Building for the Australian Climate

A building’s access to sunlight is one of the leading factors contributing to its thermal comfort, with the amount of direct sunlight that the building receives greatly influencing the passive heating and cooling factors. However, as the sun’s path varies seasonally, accounting for the required direct sunlight a building needs becomes difficult.

Thermal Comfort

Sun Angle and Siting:

The variation between seasonal sun angles is dependent on the latitude of the site where the building is located. The difference between the sun angles greatly increases the further north or south you travel. To account for this variation eaves are a common implementation to allow direct sunlight in winter and prevent it in summer, therefore the depth of eaves varies greatly globally depending on the seasonal sun angle variation.
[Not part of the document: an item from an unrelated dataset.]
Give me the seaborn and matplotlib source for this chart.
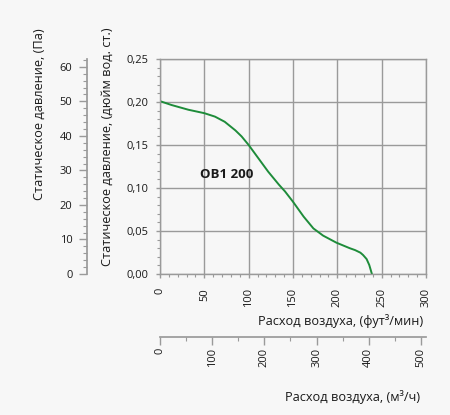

This difference in sun position and angle is caused by the rotation of the earth on a titled axis along with its revolution around the Sun, which changes which hemisphere of the Earth becomes closer to it. The Sydney area being in the southern hemisphere at a latitude of 34° S has a seasonal difference of 45° in solar angle (between summer and winter). In the summer solstice the sun reaches an altitude of 79° and in winter drops to 33°. Therefore, the awnings on a building need to account for the individual direct sun light requirements.

Climate Specific Shading:

This raises the question as to how deep awnings in the Sydney area should be. The Sydney area generally does not require deep awnings as the angle of the summer sunlight is quite large and therefore does not enter vertical windows. Also as direct sunlight is very desirable in late autumn, winter and early spring shallower eaves allow for the largest percentage of sunlight to enter the building reducing heating costs. Eave depth is also dependent on the orientation of the wall which they are on and therefore may not be equal around the entire building.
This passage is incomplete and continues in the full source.